Daniel James Cameron Ritchie

Personal information
- Native name: Daniel Ritchie
- National team: Great Britain Rowing Team
- Born: 6 January 1987 (age 39) Margate, Kent, England
- Education: The Southport School, Australia The University of Kent
- Height: 193 cm (6 ft 4 in)
- Weight: 91 kg (201 lb)

Sport
- Sport: Rowing (River & Coastal)
- Position: Stroke side
- Club: Leander Club & Herne Bay ARC

Achievements and titles
- World finals: 5

Medal record
Men's rowing
Representing Great Britain
World Championships
| Gold medal – first place | 2013 Chungju | M8+ |
| Silver medal – second place | 2010 Karapiro | M8+ |
| Silver medal – second place | 2011 Bled | M8+ |

= Daniel Ritchie =

British rower (born 1987)

Daniel Ritchie (born 6 January 1987 in Margate) is a British rower.

==Rowing career==
Ritchie was introduced to rowing while attending The Southport School in Queensland, Australia.
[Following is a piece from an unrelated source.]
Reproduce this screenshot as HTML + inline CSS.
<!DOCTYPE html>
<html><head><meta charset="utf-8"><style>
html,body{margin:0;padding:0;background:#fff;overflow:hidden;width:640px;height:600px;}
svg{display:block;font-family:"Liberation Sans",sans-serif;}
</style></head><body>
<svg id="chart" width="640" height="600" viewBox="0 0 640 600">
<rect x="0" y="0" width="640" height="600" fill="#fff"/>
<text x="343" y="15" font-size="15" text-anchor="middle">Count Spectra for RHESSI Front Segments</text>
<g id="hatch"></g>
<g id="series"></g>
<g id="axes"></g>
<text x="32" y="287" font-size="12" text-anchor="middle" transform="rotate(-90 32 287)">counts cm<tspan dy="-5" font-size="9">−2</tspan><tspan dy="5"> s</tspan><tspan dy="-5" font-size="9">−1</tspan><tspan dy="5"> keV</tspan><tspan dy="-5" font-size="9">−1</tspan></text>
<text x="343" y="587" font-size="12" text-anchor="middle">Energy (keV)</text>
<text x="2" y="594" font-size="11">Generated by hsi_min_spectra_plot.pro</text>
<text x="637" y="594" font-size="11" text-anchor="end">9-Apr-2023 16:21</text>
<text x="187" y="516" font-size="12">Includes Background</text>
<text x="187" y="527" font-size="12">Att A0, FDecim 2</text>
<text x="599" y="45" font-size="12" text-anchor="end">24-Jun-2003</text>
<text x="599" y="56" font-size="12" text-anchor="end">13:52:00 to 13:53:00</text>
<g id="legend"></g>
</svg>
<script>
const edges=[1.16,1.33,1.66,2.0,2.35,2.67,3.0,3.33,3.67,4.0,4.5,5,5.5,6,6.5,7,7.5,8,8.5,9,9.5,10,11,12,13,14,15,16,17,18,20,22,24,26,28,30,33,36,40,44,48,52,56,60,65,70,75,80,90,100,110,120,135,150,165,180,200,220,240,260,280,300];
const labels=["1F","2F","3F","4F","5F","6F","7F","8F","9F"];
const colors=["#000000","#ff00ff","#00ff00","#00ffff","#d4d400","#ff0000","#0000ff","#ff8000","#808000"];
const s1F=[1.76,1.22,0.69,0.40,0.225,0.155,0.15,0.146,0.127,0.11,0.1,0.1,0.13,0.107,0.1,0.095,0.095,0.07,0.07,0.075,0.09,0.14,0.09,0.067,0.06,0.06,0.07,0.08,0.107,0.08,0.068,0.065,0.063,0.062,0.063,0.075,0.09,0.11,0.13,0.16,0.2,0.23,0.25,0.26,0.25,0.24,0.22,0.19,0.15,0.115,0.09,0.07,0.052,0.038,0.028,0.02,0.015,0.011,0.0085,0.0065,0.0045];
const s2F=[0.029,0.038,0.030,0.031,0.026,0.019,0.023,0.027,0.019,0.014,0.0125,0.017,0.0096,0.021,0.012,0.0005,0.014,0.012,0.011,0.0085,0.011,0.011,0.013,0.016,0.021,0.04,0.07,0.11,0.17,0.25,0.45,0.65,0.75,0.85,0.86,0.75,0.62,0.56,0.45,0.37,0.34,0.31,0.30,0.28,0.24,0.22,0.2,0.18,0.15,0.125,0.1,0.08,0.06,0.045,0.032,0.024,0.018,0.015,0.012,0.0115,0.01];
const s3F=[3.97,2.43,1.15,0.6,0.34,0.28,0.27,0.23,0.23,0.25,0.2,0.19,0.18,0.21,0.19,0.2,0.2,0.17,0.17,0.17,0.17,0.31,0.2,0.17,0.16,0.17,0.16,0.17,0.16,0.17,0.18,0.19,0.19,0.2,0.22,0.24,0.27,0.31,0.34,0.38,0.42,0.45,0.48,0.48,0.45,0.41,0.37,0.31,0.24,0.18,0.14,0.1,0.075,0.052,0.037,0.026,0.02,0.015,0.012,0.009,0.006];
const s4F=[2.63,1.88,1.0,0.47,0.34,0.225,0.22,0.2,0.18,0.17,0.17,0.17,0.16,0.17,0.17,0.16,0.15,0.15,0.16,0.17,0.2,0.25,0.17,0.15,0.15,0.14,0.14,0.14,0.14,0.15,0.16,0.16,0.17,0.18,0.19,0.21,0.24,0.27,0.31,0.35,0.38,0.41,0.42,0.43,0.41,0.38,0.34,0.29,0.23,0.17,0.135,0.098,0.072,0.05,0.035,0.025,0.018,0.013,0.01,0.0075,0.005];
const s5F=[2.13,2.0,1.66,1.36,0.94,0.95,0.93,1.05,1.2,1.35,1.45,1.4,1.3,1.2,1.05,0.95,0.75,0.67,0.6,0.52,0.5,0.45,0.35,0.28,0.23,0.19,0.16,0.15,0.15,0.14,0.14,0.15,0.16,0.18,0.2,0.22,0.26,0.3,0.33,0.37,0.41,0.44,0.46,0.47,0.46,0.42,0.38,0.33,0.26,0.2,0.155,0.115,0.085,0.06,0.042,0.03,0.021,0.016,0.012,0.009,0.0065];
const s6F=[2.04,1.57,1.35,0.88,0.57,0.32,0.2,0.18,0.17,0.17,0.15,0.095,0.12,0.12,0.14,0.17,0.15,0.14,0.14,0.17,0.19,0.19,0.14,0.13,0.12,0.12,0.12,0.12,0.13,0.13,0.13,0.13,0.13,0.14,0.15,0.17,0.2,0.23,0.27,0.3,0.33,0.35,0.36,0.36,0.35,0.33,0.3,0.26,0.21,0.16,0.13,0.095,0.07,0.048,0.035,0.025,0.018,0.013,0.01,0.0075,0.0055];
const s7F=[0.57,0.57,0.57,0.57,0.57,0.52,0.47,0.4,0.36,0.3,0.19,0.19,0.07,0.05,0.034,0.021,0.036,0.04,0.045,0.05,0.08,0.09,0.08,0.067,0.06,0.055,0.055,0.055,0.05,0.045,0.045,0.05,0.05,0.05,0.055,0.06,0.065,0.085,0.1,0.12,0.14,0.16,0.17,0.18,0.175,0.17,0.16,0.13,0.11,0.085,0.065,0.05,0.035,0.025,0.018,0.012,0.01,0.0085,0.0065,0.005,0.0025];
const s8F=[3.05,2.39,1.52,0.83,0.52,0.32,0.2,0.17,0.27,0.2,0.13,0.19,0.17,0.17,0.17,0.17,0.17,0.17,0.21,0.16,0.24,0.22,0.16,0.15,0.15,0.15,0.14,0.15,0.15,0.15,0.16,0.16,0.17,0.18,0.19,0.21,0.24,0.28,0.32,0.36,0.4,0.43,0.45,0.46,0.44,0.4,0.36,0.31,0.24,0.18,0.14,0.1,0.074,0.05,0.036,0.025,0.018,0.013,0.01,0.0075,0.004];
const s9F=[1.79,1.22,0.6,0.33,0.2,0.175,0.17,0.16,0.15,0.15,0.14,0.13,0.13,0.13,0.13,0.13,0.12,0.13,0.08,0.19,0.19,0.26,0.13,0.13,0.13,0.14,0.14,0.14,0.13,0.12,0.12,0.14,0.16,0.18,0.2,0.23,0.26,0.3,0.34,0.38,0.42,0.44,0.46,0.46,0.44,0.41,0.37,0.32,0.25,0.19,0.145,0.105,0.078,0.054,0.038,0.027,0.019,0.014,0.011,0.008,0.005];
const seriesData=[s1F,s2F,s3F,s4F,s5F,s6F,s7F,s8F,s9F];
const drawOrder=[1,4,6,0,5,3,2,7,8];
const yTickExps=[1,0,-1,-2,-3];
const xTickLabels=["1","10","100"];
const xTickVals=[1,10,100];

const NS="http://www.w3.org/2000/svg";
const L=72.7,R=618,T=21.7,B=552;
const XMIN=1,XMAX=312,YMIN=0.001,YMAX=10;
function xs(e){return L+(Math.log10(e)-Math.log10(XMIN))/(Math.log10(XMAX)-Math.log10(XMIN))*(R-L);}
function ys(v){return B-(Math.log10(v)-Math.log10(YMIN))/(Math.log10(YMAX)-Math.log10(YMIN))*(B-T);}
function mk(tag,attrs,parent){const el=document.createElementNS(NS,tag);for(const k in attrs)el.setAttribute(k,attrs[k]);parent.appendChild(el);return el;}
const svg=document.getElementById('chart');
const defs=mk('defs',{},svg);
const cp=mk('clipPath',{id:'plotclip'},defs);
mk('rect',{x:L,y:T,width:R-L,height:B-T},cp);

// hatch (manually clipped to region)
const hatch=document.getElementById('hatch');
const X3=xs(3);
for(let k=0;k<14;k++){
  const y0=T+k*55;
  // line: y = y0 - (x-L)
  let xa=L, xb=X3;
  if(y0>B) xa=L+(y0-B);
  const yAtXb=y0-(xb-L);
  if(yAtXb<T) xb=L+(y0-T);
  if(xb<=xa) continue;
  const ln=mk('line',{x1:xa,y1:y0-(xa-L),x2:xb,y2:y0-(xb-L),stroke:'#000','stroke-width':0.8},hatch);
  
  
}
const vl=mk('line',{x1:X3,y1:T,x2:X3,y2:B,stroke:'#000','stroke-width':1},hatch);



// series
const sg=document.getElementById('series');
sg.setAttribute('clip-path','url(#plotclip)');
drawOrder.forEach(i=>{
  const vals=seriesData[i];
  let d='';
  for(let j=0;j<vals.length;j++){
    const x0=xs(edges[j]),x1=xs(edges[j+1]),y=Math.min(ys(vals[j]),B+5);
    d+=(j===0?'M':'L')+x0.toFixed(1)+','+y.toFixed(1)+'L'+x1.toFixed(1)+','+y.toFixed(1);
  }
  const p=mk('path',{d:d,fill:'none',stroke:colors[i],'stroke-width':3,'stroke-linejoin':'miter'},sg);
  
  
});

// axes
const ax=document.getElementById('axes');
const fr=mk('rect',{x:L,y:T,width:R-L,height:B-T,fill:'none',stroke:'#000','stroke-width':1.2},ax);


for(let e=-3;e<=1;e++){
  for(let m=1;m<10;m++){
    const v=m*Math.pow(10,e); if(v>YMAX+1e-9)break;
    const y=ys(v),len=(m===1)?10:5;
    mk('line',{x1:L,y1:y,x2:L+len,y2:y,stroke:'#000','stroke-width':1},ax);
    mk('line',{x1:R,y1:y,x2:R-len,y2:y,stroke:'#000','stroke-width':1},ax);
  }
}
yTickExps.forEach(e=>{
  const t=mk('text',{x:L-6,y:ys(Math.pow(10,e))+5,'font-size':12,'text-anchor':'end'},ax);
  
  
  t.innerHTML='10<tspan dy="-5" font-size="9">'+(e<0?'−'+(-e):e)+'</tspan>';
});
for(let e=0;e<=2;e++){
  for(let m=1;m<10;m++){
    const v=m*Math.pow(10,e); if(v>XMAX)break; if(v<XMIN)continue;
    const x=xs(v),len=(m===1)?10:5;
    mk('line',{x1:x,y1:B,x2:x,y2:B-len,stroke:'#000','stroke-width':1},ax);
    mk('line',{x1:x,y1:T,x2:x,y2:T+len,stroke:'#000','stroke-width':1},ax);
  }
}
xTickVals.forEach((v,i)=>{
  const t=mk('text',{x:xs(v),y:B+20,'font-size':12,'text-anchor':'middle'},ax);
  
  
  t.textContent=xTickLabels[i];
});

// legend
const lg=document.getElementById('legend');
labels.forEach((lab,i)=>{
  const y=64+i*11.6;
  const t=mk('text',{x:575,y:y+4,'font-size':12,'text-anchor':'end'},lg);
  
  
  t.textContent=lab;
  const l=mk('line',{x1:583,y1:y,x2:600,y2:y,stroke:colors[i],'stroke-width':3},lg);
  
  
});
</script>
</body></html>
He was part of the British squad that topped the medal table at the 2011 World Rowing Championships in Bled, where he won a silver medal as part of the eight with Nathaniel Reilly-O'Donnell, Cameron Nichol, James Foad, Alex Partridge, Moe Sbihi, Greg Searle, Tom Ransley and Phelan Hill. Two years later he competed at the 2013 World Rowing Championships in Chungju, where he won a gold medal as part of the eight with Tom Ransley, Alex Gregory, Pete Reed, Moe Sbihi, Andrew Triggs Hodge, George Nash, Will Satch and Phelan Hill.